I thought Sen. Ed McBroom (R-Vulcan) set something of an example here in the statement he issued after the Supreme Court ruling. He praised the decision and said it showed it was time for the legislative branch to regain its seat at the table. A fair argument. He also added this: "I also appreciate the governor's concern and care for the health and well-being of residents in the U.P. and lower Michigan throughout this pandemic."

That's not something many, if any, Republicans have said, at least not since the first two weeks of the state of emergency in March when they supported Ms. Whitmer's initial actions. It is something that puts criticism of specific Whitmer actions in a completely different context.

Instead of an argument that sounds like "Governor Whitmer is a dictator looking to reserve all control for herself and wreck Michigan's economy," it's a reasoned argument that says, in effect, "I don't agree with all of what Governor Whitmer has done in the pandemic, some actions I completely disagree with, but I also know her goal with the actions she has taken is to protect people."

This won't be easy for the governor right now given all that has happened, but it wouldn't hurt if she and her team pulled back from the all-out blitz on Republican legislative leaders either. Maybe a private conversation with House Speaker Lee Chatfield (R-Levering) and Senate Majority Leader Mike Shirkey (R-Clarklake) in which the governor calls on this incident as an opportunity for them to start anew and put the litany of problems from the past year behind them and agree that the tenor between them must change even when they vehemently disagree.

That means all three of them need to make some changes. There's a lot of bad blood between Ms. Whitmer and Mr. Shirkey, and a lot of it is Mr. Shirkey's responsibility (recall his referring to the governor and legislative Democrats as on the "bat shit crazy spectrum" late last year), but it would probably be good if the two could avoid the public name calling. Their titles are governor and Senate majority leader, not "dictator" and "anti-masker."

Mr. Chatfield's "open letter" over the weekend blaming Ms. Whitmer for not alerting him to the initial contours of the anti-government terror plot to storm the Capitol and take 200 hostages was completely at odds with how law enforcement investigations work and the facts of the situation. It was refuted by none other than U.S. Attorney for the Eastern District of Michigan Matthew Schneider, a respected legal mind appointed to his position by President Donald Trump and previously a top lawyer in the Department of Attorney General under Bill Schuette, in an interview with WXYZ-TV.
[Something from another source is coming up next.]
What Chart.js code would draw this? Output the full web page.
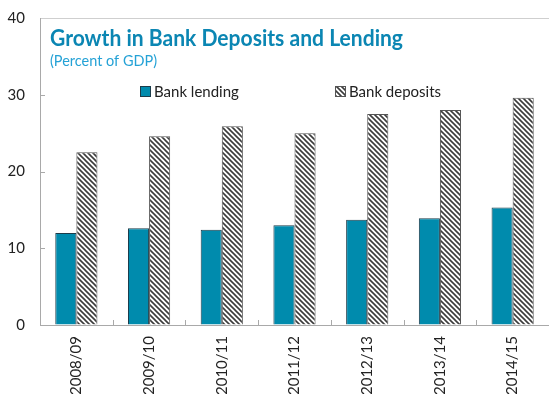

Tensions are extremely high right now. There's a presidential election of incredible consequence a few weeks away. We remain in the midst of a pandemic. The economy is in bad shape. And now we find out that a group of men plotted a horrifying anti-government terrorist attack in our backyard.

The urge to denounce and belittle the political opposition is high because the stakes are so high.

It is because the stakes are so high that it has never been more important for the three leaders to regroup and start a new chapter.